GIVEN DATA —
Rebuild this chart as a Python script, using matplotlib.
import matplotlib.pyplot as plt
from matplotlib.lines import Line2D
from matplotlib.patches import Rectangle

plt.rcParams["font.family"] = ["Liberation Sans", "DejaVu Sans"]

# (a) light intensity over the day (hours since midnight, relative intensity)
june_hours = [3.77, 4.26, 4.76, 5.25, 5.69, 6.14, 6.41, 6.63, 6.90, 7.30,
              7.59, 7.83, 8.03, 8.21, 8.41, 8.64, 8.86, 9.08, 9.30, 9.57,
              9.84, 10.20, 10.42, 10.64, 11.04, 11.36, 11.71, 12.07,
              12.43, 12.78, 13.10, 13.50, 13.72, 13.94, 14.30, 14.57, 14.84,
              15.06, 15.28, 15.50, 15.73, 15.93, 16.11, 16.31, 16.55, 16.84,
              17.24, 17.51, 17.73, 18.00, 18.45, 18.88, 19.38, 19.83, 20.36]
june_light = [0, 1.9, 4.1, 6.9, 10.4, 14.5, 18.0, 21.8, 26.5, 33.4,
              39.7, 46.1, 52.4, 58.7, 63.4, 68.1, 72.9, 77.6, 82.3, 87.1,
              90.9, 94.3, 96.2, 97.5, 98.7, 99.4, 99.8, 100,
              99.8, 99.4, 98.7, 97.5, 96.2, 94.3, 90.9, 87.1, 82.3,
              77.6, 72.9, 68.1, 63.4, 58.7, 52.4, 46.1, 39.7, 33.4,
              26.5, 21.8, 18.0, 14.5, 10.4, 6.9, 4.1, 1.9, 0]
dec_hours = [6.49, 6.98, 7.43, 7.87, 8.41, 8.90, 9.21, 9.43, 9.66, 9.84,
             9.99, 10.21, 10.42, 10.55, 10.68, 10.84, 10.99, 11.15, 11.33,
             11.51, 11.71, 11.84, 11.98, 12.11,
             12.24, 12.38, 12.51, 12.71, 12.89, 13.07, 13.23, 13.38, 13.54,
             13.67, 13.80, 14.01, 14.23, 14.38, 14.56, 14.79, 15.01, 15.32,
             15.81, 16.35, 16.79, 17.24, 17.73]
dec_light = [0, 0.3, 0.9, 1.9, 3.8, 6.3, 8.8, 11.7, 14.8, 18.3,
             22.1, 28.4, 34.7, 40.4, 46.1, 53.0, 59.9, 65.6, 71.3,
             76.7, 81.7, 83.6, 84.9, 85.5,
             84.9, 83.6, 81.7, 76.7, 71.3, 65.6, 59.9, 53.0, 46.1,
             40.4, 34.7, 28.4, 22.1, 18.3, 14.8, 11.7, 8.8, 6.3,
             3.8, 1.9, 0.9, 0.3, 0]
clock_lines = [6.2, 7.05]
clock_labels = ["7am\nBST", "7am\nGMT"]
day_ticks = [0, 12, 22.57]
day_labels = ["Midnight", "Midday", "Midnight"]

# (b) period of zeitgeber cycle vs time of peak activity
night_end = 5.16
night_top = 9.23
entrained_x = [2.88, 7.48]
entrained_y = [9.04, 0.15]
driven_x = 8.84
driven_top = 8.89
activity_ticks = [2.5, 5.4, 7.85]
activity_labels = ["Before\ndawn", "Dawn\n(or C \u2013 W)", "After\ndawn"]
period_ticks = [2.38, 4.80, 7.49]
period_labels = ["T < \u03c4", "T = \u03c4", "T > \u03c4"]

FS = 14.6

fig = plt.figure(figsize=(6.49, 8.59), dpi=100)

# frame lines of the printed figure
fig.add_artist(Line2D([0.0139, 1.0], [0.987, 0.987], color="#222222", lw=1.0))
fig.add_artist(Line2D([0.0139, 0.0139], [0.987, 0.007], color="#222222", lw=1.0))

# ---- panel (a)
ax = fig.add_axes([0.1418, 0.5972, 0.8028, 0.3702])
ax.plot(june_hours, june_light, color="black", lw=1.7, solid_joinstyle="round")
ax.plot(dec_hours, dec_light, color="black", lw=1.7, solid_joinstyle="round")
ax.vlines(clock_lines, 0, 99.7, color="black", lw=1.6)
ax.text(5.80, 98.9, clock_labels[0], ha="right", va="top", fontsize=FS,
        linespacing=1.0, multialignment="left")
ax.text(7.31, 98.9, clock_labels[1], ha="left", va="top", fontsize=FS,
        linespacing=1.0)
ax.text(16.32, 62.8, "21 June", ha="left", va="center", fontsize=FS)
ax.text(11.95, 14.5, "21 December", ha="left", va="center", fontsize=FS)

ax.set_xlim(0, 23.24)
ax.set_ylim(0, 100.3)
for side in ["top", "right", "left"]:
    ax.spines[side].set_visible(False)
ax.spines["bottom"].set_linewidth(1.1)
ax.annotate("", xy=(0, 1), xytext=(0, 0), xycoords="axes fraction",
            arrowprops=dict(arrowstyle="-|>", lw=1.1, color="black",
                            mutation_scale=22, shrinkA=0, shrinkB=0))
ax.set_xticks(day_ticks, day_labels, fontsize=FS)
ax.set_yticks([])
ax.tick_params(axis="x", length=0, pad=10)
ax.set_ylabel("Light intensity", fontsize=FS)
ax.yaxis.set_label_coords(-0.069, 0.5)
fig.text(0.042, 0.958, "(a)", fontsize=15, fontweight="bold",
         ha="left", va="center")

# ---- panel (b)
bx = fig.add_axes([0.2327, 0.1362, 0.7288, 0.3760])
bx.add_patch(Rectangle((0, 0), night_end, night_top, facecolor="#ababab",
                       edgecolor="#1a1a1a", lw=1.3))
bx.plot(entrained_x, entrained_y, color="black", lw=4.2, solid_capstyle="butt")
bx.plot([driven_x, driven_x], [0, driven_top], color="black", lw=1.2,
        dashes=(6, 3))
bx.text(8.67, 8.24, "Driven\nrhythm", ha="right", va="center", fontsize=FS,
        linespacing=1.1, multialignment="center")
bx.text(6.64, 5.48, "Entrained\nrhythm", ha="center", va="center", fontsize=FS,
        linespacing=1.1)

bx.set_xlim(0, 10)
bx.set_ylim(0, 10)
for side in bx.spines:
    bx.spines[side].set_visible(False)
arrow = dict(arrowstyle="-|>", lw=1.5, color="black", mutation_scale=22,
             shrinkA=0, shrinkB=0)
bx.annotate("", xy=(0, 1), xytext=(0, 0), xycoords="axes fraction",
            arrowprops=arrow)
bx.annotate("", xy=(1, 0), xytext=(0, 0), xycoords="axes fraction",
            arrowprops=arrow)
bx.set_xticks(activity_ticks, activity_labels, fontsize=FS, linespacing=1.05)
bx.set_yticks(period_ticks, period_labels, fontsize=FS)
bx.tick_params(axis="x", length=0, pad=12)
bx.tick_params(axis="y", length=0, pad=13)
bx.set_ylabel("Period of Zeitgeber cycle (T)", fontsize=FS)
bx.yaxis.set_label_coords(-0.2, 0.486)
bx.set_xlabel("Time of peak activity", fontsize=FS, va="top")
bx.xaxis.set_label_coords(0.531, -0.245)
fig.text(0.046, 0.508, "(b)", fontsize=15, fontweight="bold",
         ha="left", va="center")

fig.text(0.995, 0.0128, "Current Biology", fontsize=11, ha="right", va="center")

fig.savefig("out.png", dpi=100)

WHAT YOU HAVE TO DO —
Take the lines above and retype all of them exactly.

FINISHED TASK —
Rebuild this chart as a Python script, using matplotlib.
import matplotlib.pyplot as plt
from matplotlib.lines import Line2D
from matplotlib.patches import Rectangle

plt.rcParams["font.family"] = ["Liberation Sans", "DejaVu Sans"]

# (a) light intensity over the day (hours since midnight, relative intensity)
june_hours = [3.77, 4.26, 4.76, 5.25, 5.69, 6.14, 6.41, 6.63, 6.90, 7.30,
              7.59, 7.83, 8.03, 8.21, 8.41, 8.64, 8.86, 9.08, 9.30, 9.57,
              9.84, 10.20, 10.42, 10.64, 11.04, 11.36, 11.71, 12.07,
              12.43, 12.78, 13.10, 13.50, 13.72, 13.94, 14.30, 14.57, 14.84,
              15.06, 15.28, 15.50, 15.73, 15.93, 16.11, 16.31, 16.55, 16.84,
              17.24, 17.51, 17.73, 18.00, 18.45, 18.88, 19.38, 19.83, 20.36]
june_light = [0, 1.9, 4.1, 6.9, 10.4, 14.5, 18.0, 21.8, 26.5, 33.4,
              39.7, 46.1, 52.4, 58.7, 63.4, 68.1, 72.9, 77.6, 82.3, 87.1,
              90.9, 94.3, 96.2, 97.5, 98.7, 99.4, 99.8, 100,
              99.8, 99.4, 98.7, 97.5, 96.2, 94.3, 90.9, 87.1, 82.3,
              77.6, 72.9, 68.1, 63.4, 58.7, 52.4, 46.1, 39.7, 33.4,
              26.5, 21.8, 18.0, 14.5, 10.4, 6.9, 4.1, 1.9, 0]
dec_hours = [6.49, 6.98, 7.43, 7.87, 8.41, 8.90, 9.21, 9.43, 9.66, 9.84,
             9.99, 10.21, 10.42, 10.55, 10.68, 10.84, 10.99, 11.15, 11.33,
             11.51, 11.71, 11.84, 11.98, 12.11,
             12.24, 12.38, 12.51, 12.71, 12.89, 13.07, 13.23, 13.38, 13.54,
             13.67, 13.80, 14.01, 14.23, 14.38, 14.56, 14.79, 15.01, 15.32,
             15.81, 16.35, 16.79, 17.24, 17.73]
dec_light = [0, 0.3, 0.9, 1.9, 3.8, 6.3, 8.8, 11.7, 14.8, 18.3,
             22.1, 28.4, 34.7, 40.4, 46.1, 53.0, 59.9, 65.6, 71.3,
             76.7, 81.7, 83.6, 84.9, 85.5,
             84.9, 83.6, 81.7, 76.7, 71.3, 65.6, 59.9, 53.0, 46.1,
             40.4, 34.7, 28.4, 22.1, 18.3, 14.8, 11.7, 8.8, 6.3,
             3.8, 1.9, 0.9, 0.3, 0]
clock_lines = [6.2, 7.05]
clock_labels = ["7am\nBST", "7am\nGMT"]
day_ticks = [0, 12, 22.57]
day_labels = ["Midnight", "Midday", "Midnight"]

# (b) period of zeitgeber cycle vs time of peak activity
night_end = 5.16
night_top = 9.23
entrained_x = [2.88, 7.48]
entrained_y = [9.04, 0.15]
driven_x = 8.84
driven_top = 8.89
activity_ticks = [2.5, 5.4, 7.85]
activity_labels = ["Before\ndawn", "Dawn\n(or C \u2013 W)", "After\ndawn"]
period_ticks = [2.38, 4.80, 7.49]
period_labels = ["T < \u03c4", "T = \u03c4", "T > \u03c4"]

FS = 14.6

fig = plt.figure(figsize=(6.49, 8.59), dpi=100)

# frame lines of the printed figure
fig.add_artist(Line2D([0.0139, 1.0], [0.987, 0.987], color="#222222", lw=1.0))
fig.add_artist(Line2D([0.0139, 0.0139], [0.987, 0.007], color="#222222", lw=1.0))

# ---- panel (a)
ax = fig.add_axes([0.1418, 0.5972, 0.8028, 0.3702])
ax.plot(june_hours, june_light, color="black", lw=1.7, solid_joinstyle="round")
ax.plot(dec_hours, dec_light, color="black", lw=1.7, solid_joinstyle="round")
ax.vlines(clock_lines, 0, 99.7, color="black", lw=1.6)
ax.text(5.80, 98.9, clock_labels[0], ha="right", va="top", fontsize=FS,
        linespacing=1.0, multialignment="left")
ax.text(7.31, 98.9, clock_labels[1], ha="left", va="top", fontsize=FS,
        linespacing=1.0)
ax.text(16.32, 62.8, "21 June", ha="left", va="center", fontsize=FS)
ax.text(11.95, 14.5, "21 December", ha="left", va="center", fontsize=FS)

ax.set_xlim(0, 23.24)
ax.set_ylim(0, 100.3)
for side in ["top", "right", "left"]:
    ax.spines[side].set_visible(False)
ax.spines["bottom"].set_linewidth(1.1)
ax.annotate("", xy=(0, 1), xytext=(0, 0), xycoords="axes fraction",
            arrowprops=dict(arrowstyle="-|>", lw=1.1, color="black",
                            mutation_scale=22, shrinkA=0, shrinkB=0))
ax.set_xticks(day_ticks, day_labels, fontsize=FS)
ax.set_yticks([])
ax.tick_params(axis="x", length=0, pad=10)
ax.set_ylabel("Light intensity", fontsize=FS)
ax.yaxis.set_label_coords(-0.069, 0.5)
fig.text(0.042, 0.958, "(a)", fontsize=15, fontweight="bold",
         ha="left", va="center")

# ---- panel (b)
bx = fig.add_axes([0.2327, 0.1362, 0.7288, 0.3760])
bx.add_patch(Rectangle((0, 0), night_end, night_top, facecolor="#ababab",
                       edgecolor="#1a1a1a", lw=1.3))
bx.plot(entrained_x, entrained_y, color="black", lw=4.2, solid_capstyle="butt")
bx.plot([driven_x, driven_x], [0, driven_top], color="black", lw=1.2,
        dashes=(6, 3))
bx.text(8.67, 8.24, "Driven\nrhythm", ha="right", va="center", fontsize=FS,
        linespacing=1.1, multialignment="center")
bx.text(6.64, 5.48, "Entrained\nrhythm", ha="center", va="center", fontsize=FS,
        linespacing=1.1)

bx.set_xlim(0, 10)
bx.set_ylim(0, 10)
for side in bx.spines:
    bx.spines[side].set_visible(False)
arrow = dict(arrowstyle="-|>", lw=1.5, color="black", mutation_scale=22,
             shrinkA=0, shrinkB=0)
bx.annotate("", xy=(0, 1), xytext=(0, 0), xycoords="axes fraction",
            arrowprops=arrow)
bx.annotate("", xy=(1, 0), xytext=(0, 0), xycoords="axes fraction",
            arrowprops=arrow)
bx.set_xticks(activity_ticks, activity_labels, fontsize=FS, linespacing=1.05)
bx.set_yticks(period_ticks, period_labels, fontsize=FS)
bx.tick_params(axis="x", length=0, pad=12)
bx.tick_params(axis="y", length=0, pad=13)
bx.set_ylabel("Period of Zeitgeber cycle (T)", fontsize=FS)
bx.yaxis.set_label_coords(-0.2, 0.486)
bx.set_xlabel("Time of peak activity", fontsize=FS, va="top")
bx.xaxis.set_label_coords(0.531, -0.245)
fig.text(0.046, 0.508, "(b)", fontsize=15, fontweight="bold",
         ha="left", va="center")

fig.text(0.995, 0.0128, "Current Biology", fontsize=11, ha="right", va="center")

fig.savefig("out.png", dpi=100)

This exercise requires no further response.